666, by Jay Anson. I finished it about 0130, turned out the light and went to bed, got up a minute later, turned the light back on and went back to bed. Oh, and this was just a couple of weeks before my 33d birthday…
It’s been mentioned twice already, but 'salem’s Lot does it for me as well, in terms of books. I’ve probably read it five or six times, and even published literary criticism about it in the Journal of Popular Culture due to my fascination with the book. The sequence that leads to Matt Burke having his heart attack is just a fine scene, and really creeps me out with the amount of atmosphere it creates.
Movie-wise, just about anything with demonic possession is hard for me. I grew up surrounded by Southern Baptists who believed in it and drilled into me that it was real. Staying with my grandmother in West Virginia once, when I was about twelve, my brother and I were told to steer clear of a boy “up the holler” because he was possessed by the devil. More than once, we ended up walking up the long dirt road that led past the house he lived, and this kid would be sitting on the porch, totally silent and not moving except to follow us with his eyes. It was extraordinarily creepy, and we truly believed he was possessed. Worse, we believed the demon might leave him and try to possess us. Probably the boy was merely autistic. At any rate, demonic possession is such a foundational fear of my childhood that watching anything like The Exorcist or Paranormal Activity even today, at the age of 39, is an uncomfortable experience.
+1. I was about 12 when I first read that one (happened across it around the house). I’d been reading stuff like Stephen King for years before that and wasn’t that bothered by fiction, but this story being REAL was scary. Didn’t help that my mother and I were living in a rather isolated house at the time.
I later found out that my mother (at least claims to have) met some of the Manson family pre-murder spree. She says she wasn’t that impressed by Charlie, but some of the girls were seriously scary to her.
I’ve since developed a fondness for true-crime works (if anything suspicious happens to anyone connected to me, I’ll probably be a prime suspect after police see some of the stuff I read :D). Always have appreciated horror fiction.
There are two things that really scared me as a child, and (though I was older by then) one thing that didn’t but which seems to scare an awful lot of other people.
Firstly, Children of the Stones. They did such a good job of making it look like people were being turned into stones, it really seriously frightened me.
Secondly, there was a science fiction show that had a sequence where Egyptian Gods with their expressionless animal heads, were stalking the heroes. I thought it was a Doctor Who episode, but I can’t find any evidence that it was, so I am not certain what it was from (the only Egyptian themed episode of Doctor Who doesn’t turn up any familiar images). Maybe it was The Avengers or something similar.

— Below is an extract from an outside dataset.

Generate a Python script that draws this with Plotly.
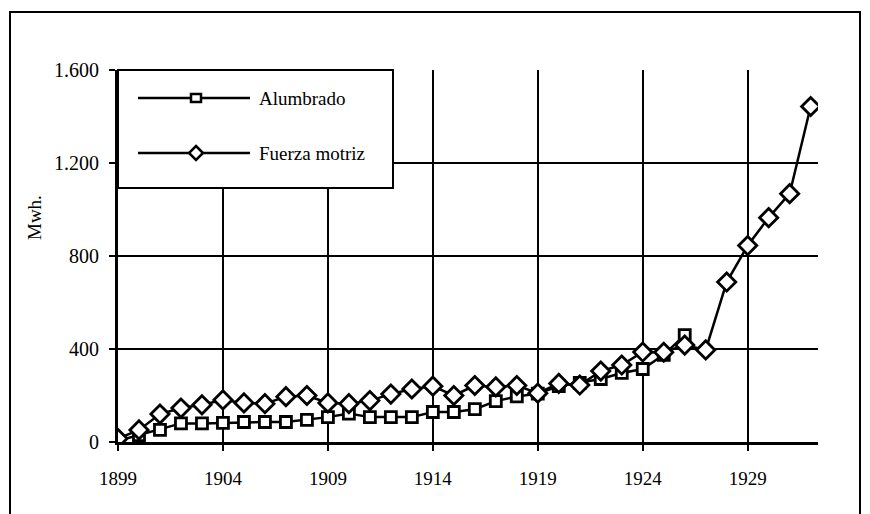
import plotly.graph_objects as go

years_alumbrado = list(range(1899, 1927))
alumbrado = [5, 30, 52, 80, 80, 82, 86, 86, 86, 95, 107, 122, 107, 107, 107, 129,
             129, 141, 176, 196, 208, 240, 254, 271, 297, 314, 375, 460]

years_fuerza = list(range(1899, 1933))
fuerza = [15, 52, 120, 146, 160, 181, 168, 165, 195, 200, 168, 165, 178, 206, 228, 240,
          200, 243, 237, 243, 210, 252, 245, 305, 331, 387, 386, 417, 396, 688, 845,
          965, 1068, 1443]

x_tick_vals = [1899, 1904, 1909, 1914, 1919, 1924, 1929]
y_tick_vals = [0, 400, 800, 1200, 1600]

FONT = "Liberation Serif, Times New Roman, serif"

# page offset of the figure div (body margin)
OFF = 8
# plot area in page pixels
L, R, T, B = 118, 818, 70, 442
W, H = 870 - OFF, 514 - OFF


def px(xp):
    return (xp - L) / (R - L)


def py(yp):
    return (B - yp) / (B - T)


fig = go.Figure()
fig.add_trace(go.Scatter(
    x=years_alumbrado, y=alumbrado, mode="lines+markers", name="Alumbrado",
    line=dict(color="black", width=2.5),
    marker=dict(symbol="square", size=11, color="white", line=dict(color="black", width=2.8)),
    showlegend=False,
))
fig.add_trace(go.Scatter(
    x=years_fuerza, y=fuerza, mode="lines+markers", name="Fuerza motriz",
    line=dict(color="black", width=2.5),
    marker=dict(symbol="diamond", size=14, color="white", line=dict(color="black", width=2.8)),
    showlegend=False,
))

shapes = []
# outer frame
shapes.append(dict(type="rect", xref="paper", yref="paper",
                   x0=px(10), x1=px(860), y0=py(530), y1=py(12),
                   line=dict(color="black", width=2), layer="below"))
# legend box
shapes.append(dict(type="rect", xref="paper", yref="paper",
                   x0=px(118), x1=px(393), y0=py(188), y1=py(70),
                   line=dict(color="black", width=2), fillcolor="white", layer="above"))
annotations = []
for row_y, label, sym in [(98, "Alumbrado", "square"), (153, "Fuerza motriz", "diamond")]:
    shapes.append(dict(type="line", xref="paper", yref="paper",
                       x0=px(138), x1=px(250), y0=py(row_y), y1=py(row_y),
                       line=dict(color="black", width=2.5), layer="above"))
    cx = 196
    if sym == "square":
        s = 5
        path = (f"M{px(cx - s)},{py(row_y - s * 0.8)} L{px(cx + s)},{py(row_y - s * 0.8)} "
                f"L{px(cx + s)},{py(row_y + s * 0.8)} L{px(cx - s)},{py(row_y + s * 0.8)} Z")
    else:
        s = 7
        path = (f"M{px(cx)},{py(row_y - s)} L{px(cx + s)},{py(row_y)} "
                f"L{px(cx)},{py(row_y + s)} L{px(cx - s)},{py(row_y)} Z")
    shapes.append(dict(type="path", xref="paper", yref="paper", path=path,
                       fillcolor="white", line=dict(color="black", width=2.5), layer="above"))
    annotations.append(dict(xref="paper", yref="paper", x=px(257), y=py(row_y),
                            text=label, showarrow=False, xanchor="left", yanchor="middle",
                            font=dict(family=FONT, size=19, color="black")))

annotations.append(dict(xref="paper", yref="paper", x=px(34), y=py(218), text="Mwh.",
                        textangle=-90, showarrow=False, xanchor="center", yanchor="middle",
                        font=dict(family=FONT, size=19, color="black")))

fig.update_layout(
    width=W, height=H,
    margin=dict(l=L - OFF, r=W - (R - OFF), t=T - OFF, b=H - (B - OFF), pad=0),
    paper_bgcolor="white", plot_bgcolor="white",
    separators=",.",
    shapes=shapes, annotations=annotations,
    showlegend=False,
)
fig.update_xaxes(
    range=[1899, 1932.35], tickvals=x_tick_vals, ticktext=[str(v) for v in x_tick_vals],
    showgrid=True, gridcolor="black", gridwidth=2,
    showline=True, linecolor="black", linewidth=3,
    ticks="outside", ticklen=6, tickwidth=2, tickcolor="black",
    ticklabelstandoff=11,
    tickfont=dict(family=FONT, size=19, color="black"), zeroline=False,
)
fig.update_yaxes(
    range=[0, 1600], tickvals=y_tick_vals, tickformat=",d",
    showgrid=True, gridcolor="black", gridwidth=2,
    showline=True, linecolor="black", linewidth=3,
    ticks="outside", ticklen=6, tickwidth=2, tickcolor="black",
    ticklabelstandoff=6,
    tickfont=dict(family=FONT, size=20, color="black"), zeroline=False,
)

fig.write_html("out.html")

And the film that seems to frighten others but never did me is The Exorcist. I was 9 or 10 when I saw it first, and it didn’t affect me at all.
The Twin Peaks TV show scared the bejezus out of me when I was a kid. I was about 11 when it was first on TV, so actually not *that *young, really, but several episodes left me completely traumatized. I remember watching it as the last thing I did before I went to bed, and then being scared out of my brains in the bathroom while brushing my teeth, afraid that I would suddenly see a face, or something, behind me in the mirror. Later, I would keep a light on in my bedroom, which I never usually did. Of course, I put myself through this completely voluntarily, and the next week I would do it all over again.

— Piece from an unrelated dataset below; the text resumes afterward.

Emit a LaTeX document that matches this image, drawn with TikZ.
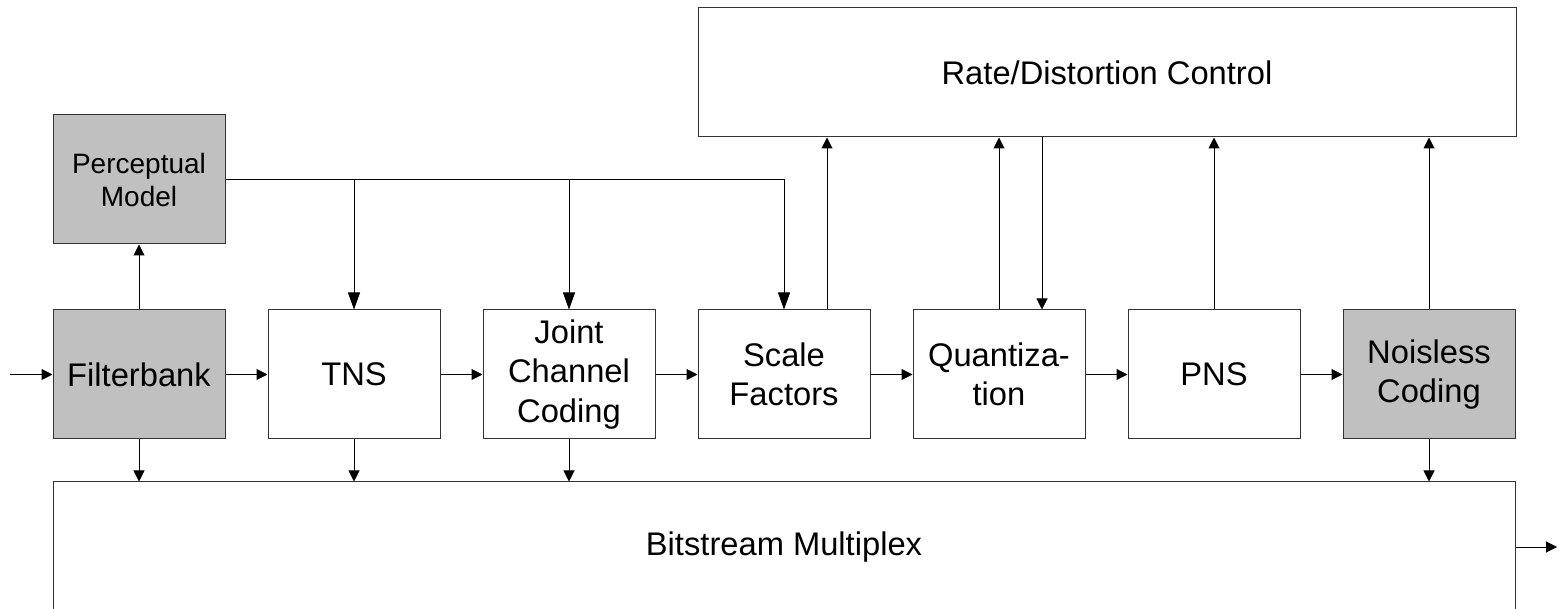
\documentclass[tikz,border=0pt]{standalone}
\usepackage{fontspec}
\setmainfont{Liberation Sans}
\usetikzlibrary{arrows.meta}
\definecolor{boxgray}{HTML}{C0C0C0}
\definecolor{edge}{HTML}{333333}
\begin{document}
\begin{tikzpicture}[x=1pt,y=-1pt,
  blk/.style={draw=edge, line width=1pt, fill=white, minimum width=172pt, minimum height=129pt,
    inner sep=0pt, align=center, font=\fontsize{32.7}{39.5}\selectfont},
  gblk/.style={blk, fill=boxgray},
  arr/.style={line width=1pt, draw=black, -{Triangle[length=11pt,width=11pt]}},
  arrL/.style={line width=1pt, draw=black, -{Triangle[length=17pt,width=12pt]}},
  ln/.style={line width=1pt, draw=black}]
\useasboundingbox (0,0) rectangle (1559,609);
% boxes
\node[blk, minimum width=818pt] (rdc) at (1107,72.5) {Rate/Distortion Control};
\node[gblk, font=\fontsize{28}{33}\selectfont] (pm) at (139,179.5) {Perceptual\\Model};
\node[gblk] (fb) at (139,374.5) {Filterbank};
\node[blk] (tns) at (354,374.5) {TNS};
\node[blk] (jcc) at (569,374.5) {Joint\\Channel\\Coding};
\node[blk] (sf) at (784,374.5) {Scale\\Factors};
\node[blk] (q) at (999,374.5) {Quantiza-\\tion};
\node[blk] (pns) at (1214,374.5) {PNS};
\node[gblk] (nc) at (1429,374.5) {Noisless\\Coding};
\node[blk, minimum width=1462pt, minimum height=130pt] (bsm) at (784,547) {Bitstream Multiplex};
% input / output
\coordinate (in) at (10,374.5);
\coordinate (out) at (1557,547);
\draw[arr] (in) -- (fb.west);
\draw[arr] (bsm.east |- out) -- (out);
% main chain
\draw[arr] (fb.east) -- (tns.west);
\draw[arr] (tns.east) -- (jcc.west);
\draw[arr] (jcc.east) -- (sf.west);
\draw[arr] (sf.east) -- (q.west);
\draw[arr] (q.east) -- (pns.west);
\draw[arr] (pns.east) -- (nc.west);
% perceptual model
\draw[arr] (fb.north) -- (pm.south);
\draw[arrL] (pm.east) -| (sf.north);
\draw[arrL] (tns.north |- pm.east) -- (tns.north);
\draw[arrL] (jcc.north |- pm.east) -- (jcc.north);
% rate/distortion
\draw[arr] ([xshift=43pt]sf.north) -- ([xshift=43pt]sf.north |- rdc.south);
\draw[arr] (q.north) -- (q.north |- rdc.south);
\draw[arr] ([xshift=43pt]q.north |- rdc.south) -- ([xshift=43pt]q.north);
\draw[arr] (pns.north) -- (pns.north |- rdc.south);
\draw[arr] (nc.north) -- (nc.north |- rdc.south);
% to bitstream
\draw[arr] (fb.south) -- (fb.south |- bsm.north);
\draw[arr] (tns.south) -- (tns.south |- bsm.north);
\draw[arr] (jcc.south) -- (jcc.south |- bsm.north);
\draw[arr] (nc.south) -- (nc.south |- bsm.north);
\end{tikzpicture}
\end{document}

My parents, for some reason, didn’t seem to mind me watching it. Then again, they never really made much effort to keep me away from things that would mess me up. I’m not really sure whether that was sloppy or insightful parenting.
It’s an odd thing, too, because I’m normally never scared by anything on TV or in movies. Usually, *reality * is the thing that sends me into a cold panic. That show seemed to push a very specific set of buttons in me.
Ayup. Last time I read it I was home, alone, and a storm was blowing outside. Not my best reading choice. A friend of mine read it once. He got to the part where Danny is in the concrete pipe in the playground and snow collapses over the opening, and then Danny hears something crawling through dry leaves in the pipe towards him, only there are no leaves in the pipe. He finished the book in a chair in the middle of the yard so nothing could sneak up on him.
The earliest one I can recall was this damn Dr Seuss story about a pair of pants chasing this kid, and it turned out the pants just wanted a friend or something. The disembodied pants were bad enough, but the title was red text on a blue background, and when you jiggled the book the letters jiggled at a different rate due to some optical illusion (but when you’re 6 you don’t know these things), which only made the story creepier.
Hijack- the book is Harvest Home by Thomas Tryon. The TV miniseries was titled The Dark Secret of Harvest Home. About a decade ago, I was discussing The Wicker Man with a friend in Australia. She noted “My Mum said she saw a U.S. movie that was like an American version of TWM.” I didn’t ask as much as I stated “TDSoHH.” Yep!
Ah yes, the “pale green pants with nobody inside 'em”! Pretty creepy for a Dr. Seuss story—and I mean that as a compliment.
A feedbook available story in a similar vein is The Burial of the Rats. [this one is a PDF as I get feedbooks on my phone so i dont know if you can get it online otherwise]
Also, Abraham Merritt wrote quite a collection of books, many available also on feedbook. Several were made into movies back in the heyday of the horror movies in the 30s. I can heartily recommend his stuff if you like the more gothic-y turn of the century pulp-y stuff. Sort of blends SF, fantasy and horror in many cases.